━━━━━ EXERCISE DATA ━━━━━

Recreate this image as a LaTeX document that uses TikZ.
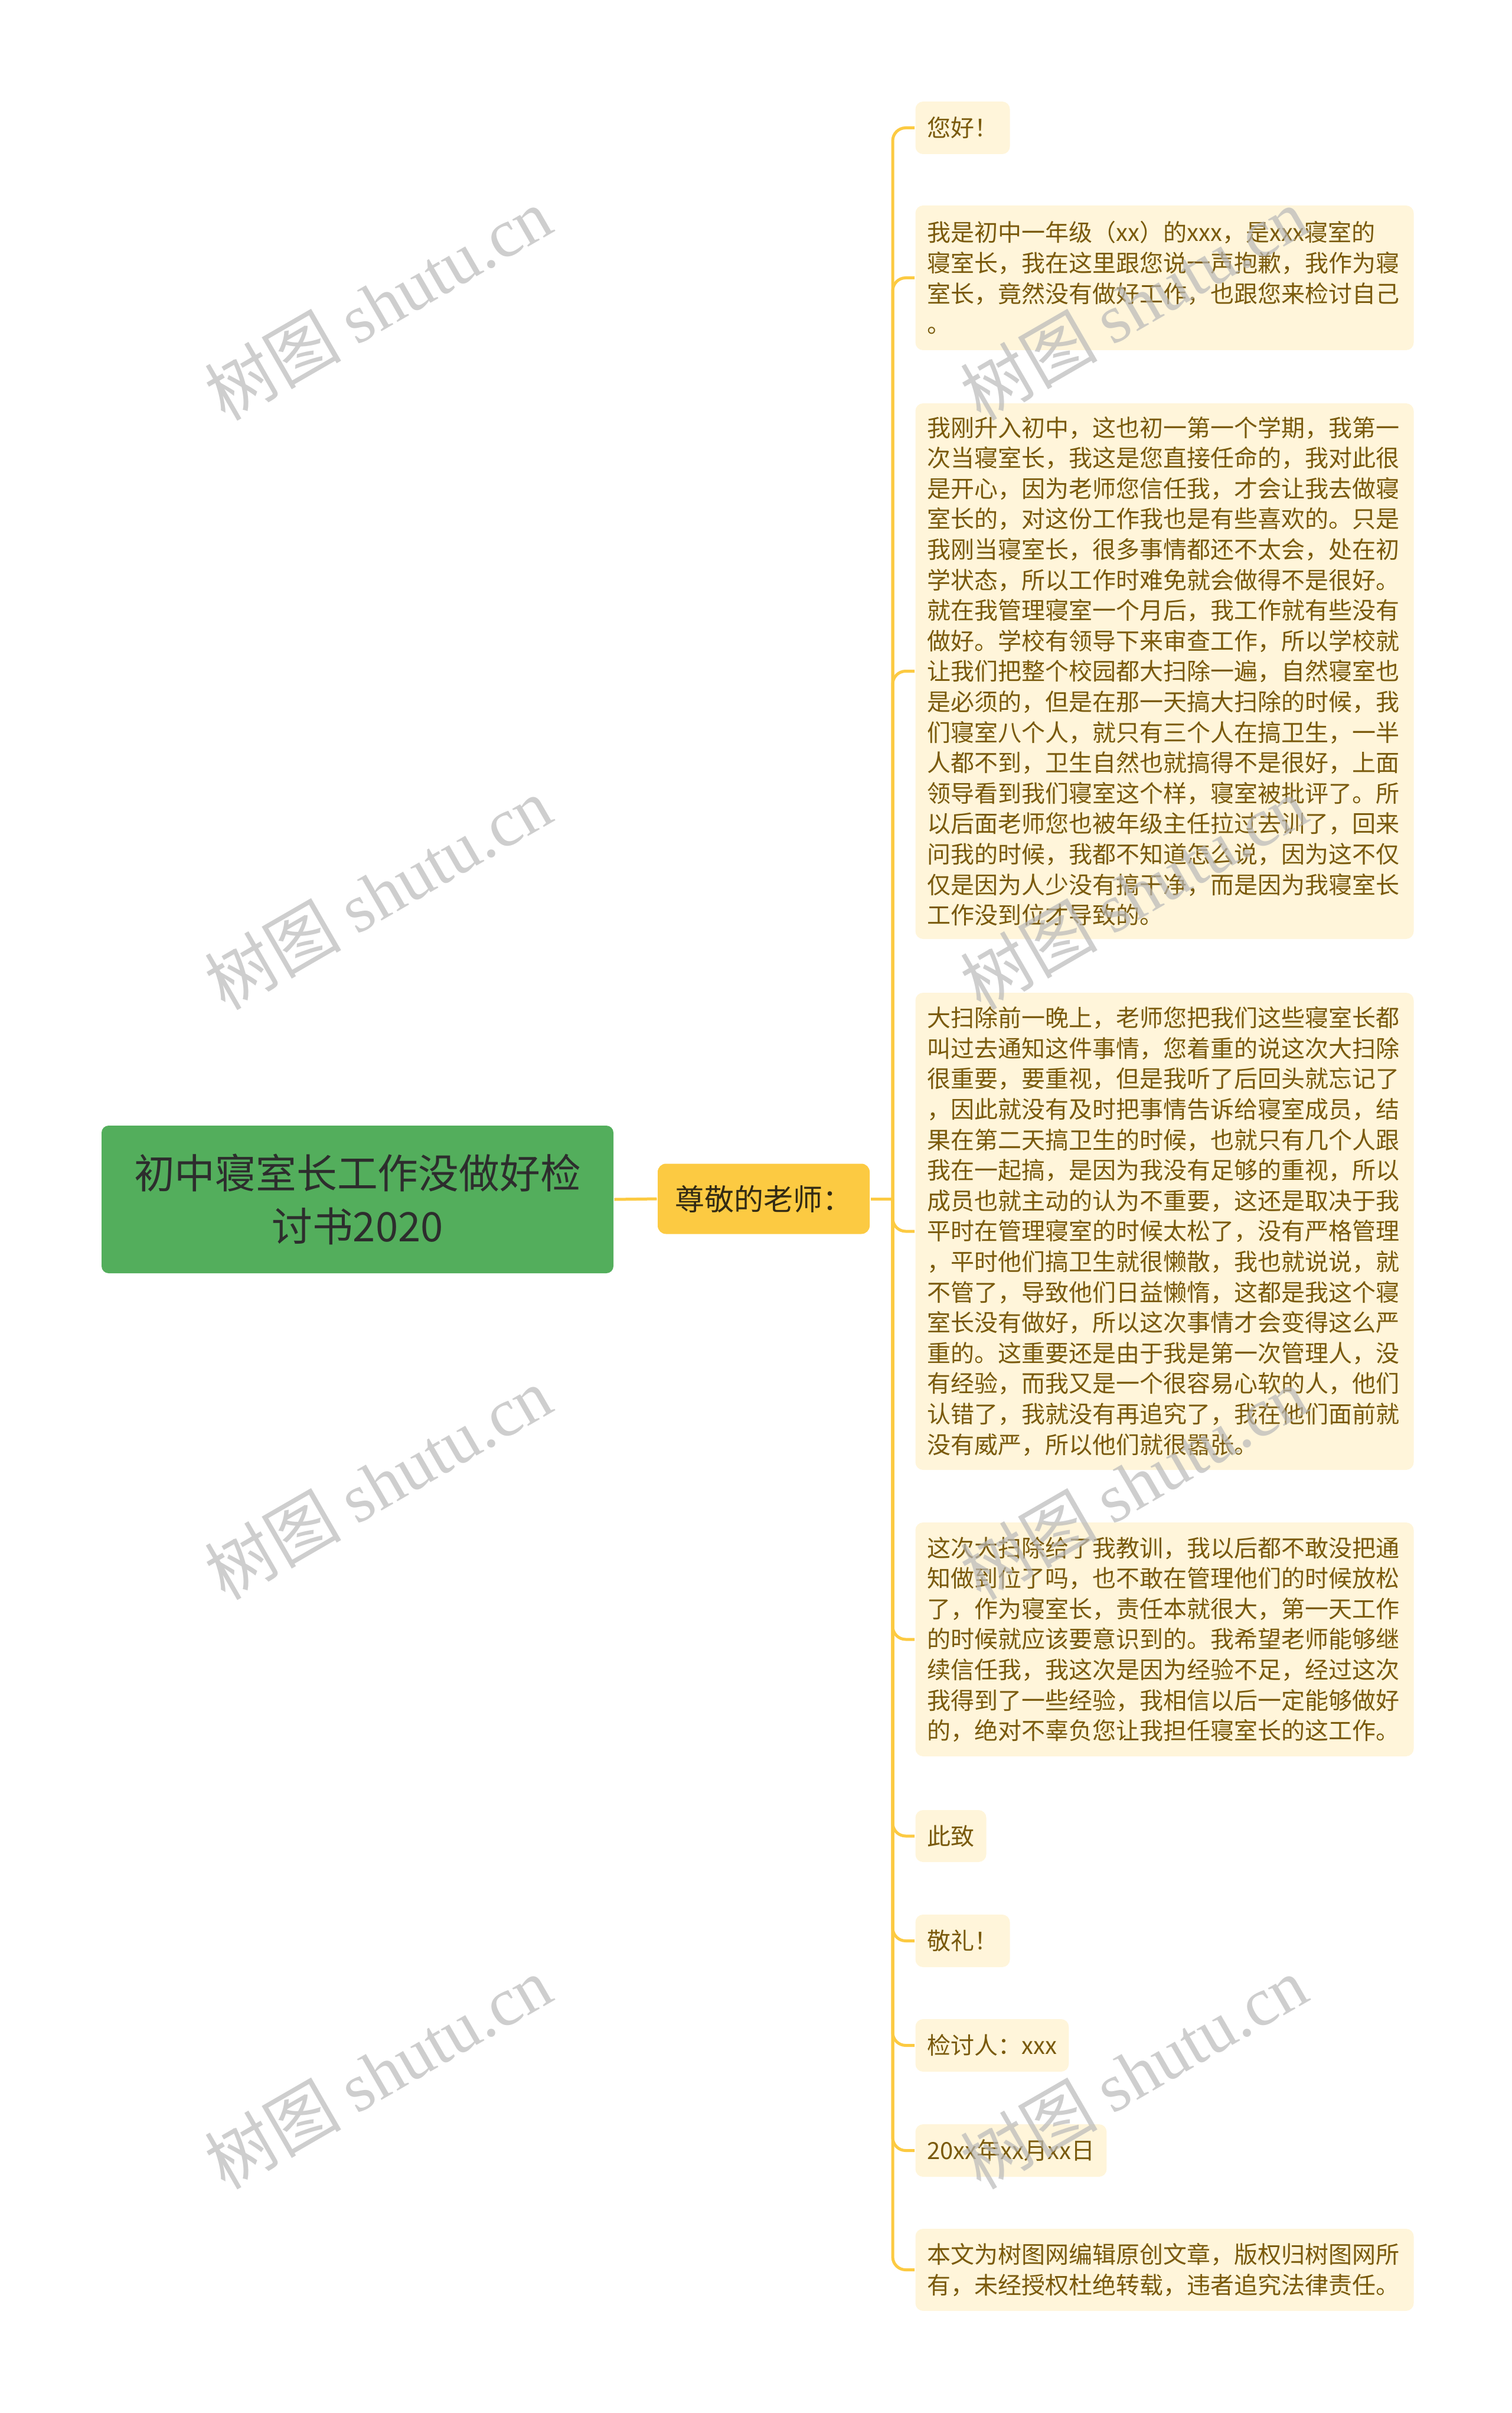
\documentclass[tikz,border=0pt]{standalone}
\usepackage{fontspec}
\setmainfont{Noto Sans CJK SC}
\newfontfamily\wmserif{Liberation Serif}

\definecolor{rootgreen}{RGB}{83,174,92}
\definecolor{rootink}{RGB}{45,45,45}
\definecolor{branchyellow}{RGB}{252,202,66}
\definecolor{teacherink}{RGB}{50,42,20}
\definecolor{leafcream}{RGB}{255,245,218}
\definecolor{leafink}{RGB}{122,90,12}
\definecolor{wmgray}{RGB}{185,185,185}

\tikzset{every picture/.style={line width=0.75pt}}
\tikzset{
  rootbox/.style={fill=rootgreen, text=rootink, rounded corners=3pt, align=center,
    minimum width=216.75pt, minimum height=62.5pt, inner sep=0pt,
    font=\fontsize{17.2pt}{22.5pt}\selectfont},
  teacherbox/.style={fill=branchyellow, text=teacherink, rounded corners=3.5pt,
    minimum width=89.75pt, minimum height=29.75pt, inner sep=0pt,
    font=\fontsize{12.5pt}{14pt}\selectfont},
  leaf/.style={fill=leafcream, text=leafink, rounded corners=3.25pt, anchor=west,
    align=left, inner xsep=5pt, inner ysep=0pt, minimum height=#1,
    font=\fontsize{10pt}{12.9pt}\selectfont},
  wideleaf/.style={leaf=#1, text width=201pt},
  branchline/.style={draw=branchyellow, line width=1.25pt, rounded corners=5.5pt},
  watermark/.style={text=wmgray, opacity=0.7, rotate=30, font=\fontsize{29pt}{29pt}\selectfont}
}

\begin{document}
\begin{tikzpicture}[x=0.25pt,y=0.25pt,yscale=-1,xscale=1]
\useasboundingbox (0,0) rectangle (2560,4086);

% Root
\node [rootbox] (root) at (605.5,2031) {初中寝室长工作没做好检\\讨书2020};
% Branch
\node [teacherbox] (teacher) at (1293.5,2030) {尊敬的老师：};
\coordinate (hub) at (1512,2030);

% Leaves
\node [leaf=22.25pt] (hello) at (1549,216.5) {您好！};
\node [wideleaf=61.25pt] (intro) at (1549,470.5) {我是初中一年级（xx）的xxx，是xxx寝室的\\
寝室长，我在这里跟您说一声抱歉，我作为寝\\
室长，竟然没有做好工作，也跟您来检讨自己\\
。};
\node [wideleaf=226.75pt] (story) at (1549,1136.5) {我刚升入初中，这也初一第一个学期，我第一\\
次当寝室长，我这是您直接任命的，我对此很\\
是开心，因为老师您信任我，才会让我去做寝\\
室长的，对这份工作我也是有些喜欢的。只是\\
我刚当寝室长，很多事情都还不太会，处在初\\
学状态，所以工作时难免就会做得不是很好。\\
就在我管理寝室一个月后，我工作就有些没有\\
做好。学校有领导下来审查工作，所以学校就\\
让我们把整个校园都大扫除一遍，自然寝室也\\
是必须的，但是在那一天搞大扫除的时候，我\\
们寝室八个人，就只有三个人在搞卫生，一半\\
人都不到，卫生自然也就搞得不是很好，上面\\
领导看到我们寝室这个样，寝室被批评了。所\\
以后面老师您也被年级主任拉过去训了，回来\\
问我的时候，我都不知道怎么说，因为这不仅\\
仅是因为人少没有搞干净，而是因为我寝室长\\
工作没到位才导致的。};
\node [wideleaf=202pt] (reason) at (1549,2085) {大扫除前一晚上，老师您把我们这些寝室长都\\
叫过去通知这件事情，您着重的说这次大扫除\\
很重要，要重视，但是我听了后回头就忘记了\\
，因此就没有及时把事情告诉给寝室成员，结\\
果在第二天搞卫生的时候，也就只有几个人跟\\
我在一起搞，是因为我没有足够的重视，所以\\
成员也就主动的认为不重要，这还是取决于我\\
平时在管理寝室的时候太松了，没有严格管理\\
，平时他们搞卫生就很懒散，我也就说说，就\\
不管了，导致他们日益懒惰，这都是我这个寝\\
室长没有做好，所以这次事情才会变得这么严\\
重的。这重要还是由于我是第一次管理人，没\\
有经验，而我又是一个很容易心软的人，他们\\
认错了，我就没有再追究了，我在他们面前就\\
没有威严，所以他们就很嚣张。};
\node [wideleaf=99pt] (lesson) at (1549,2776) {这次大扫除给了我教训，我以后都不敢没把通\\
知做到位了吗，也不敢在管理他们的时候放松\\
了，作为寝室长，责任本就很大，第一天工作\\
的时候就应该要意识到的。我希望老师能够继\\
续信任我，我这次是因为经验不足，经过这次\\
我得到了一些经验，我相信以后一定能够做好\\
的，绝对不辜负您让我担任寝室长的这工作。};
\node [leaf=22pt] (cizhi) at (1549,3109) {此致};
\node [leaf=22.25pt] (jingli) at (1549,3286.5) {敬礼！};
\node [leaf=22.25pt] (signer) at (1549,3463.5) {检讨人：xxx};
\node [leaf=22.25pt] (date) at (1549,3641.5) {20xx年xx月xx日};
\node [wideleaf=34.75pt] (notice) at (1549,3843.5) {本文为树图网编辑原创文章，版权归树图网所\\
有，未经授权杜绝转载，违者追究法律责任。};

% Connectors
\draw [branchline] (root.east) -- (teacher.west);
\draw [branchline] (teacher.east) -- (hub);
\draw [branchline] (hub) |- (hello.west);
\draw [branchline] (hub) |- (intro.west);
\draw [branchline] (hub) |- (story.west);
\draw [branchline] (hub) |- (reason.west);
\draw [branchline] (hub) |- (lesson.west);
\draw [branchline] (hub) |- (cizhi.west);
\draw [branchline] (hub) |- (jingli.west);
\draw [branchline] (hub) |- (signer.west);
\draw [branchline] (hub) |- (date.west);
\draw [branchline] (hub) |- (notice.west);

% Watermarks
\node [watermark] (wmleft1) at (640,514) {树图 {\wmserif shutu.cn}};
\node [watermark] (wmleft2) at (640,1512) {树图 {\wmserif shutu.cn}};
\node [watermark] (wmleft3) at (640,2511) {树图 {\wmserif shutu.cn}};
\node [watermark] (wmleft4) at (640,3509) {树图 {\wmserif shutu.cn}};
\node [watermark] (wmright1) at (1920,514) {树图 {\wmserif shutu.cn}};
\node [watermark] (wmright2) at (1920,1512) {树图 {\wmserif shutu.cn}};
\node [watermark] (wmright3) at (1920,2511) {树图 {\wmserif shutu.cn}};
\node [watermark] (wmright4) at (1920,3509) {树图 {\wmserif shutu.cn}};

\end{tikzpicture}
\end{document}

━━━━━
━━━━━ EXERCISE DATA ━━━━━

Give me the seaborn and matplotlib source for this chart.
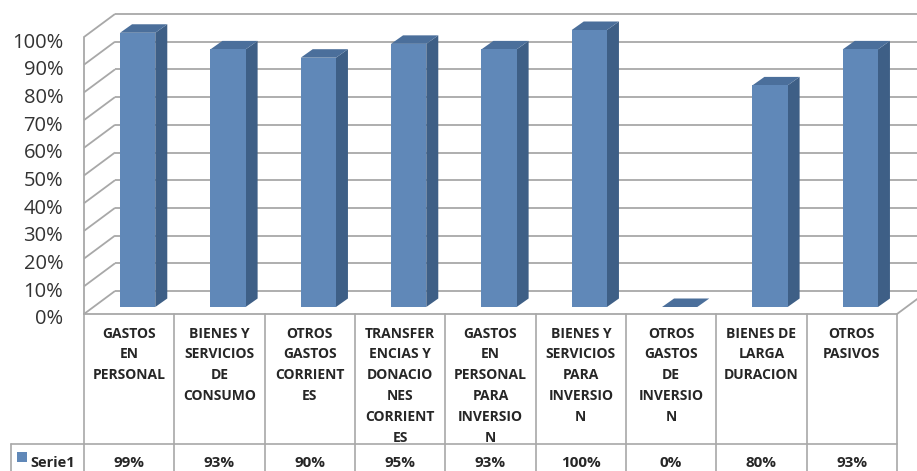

━━━━━

__WORK TO COMPLETE__: Which lines in the listing above hold the word "this"? Show each of them.

__THE SOLUTION__:
Recreate this image as a LaTeX document that uses TikZ.
Give me the seaborn and matplotlib source for this chart.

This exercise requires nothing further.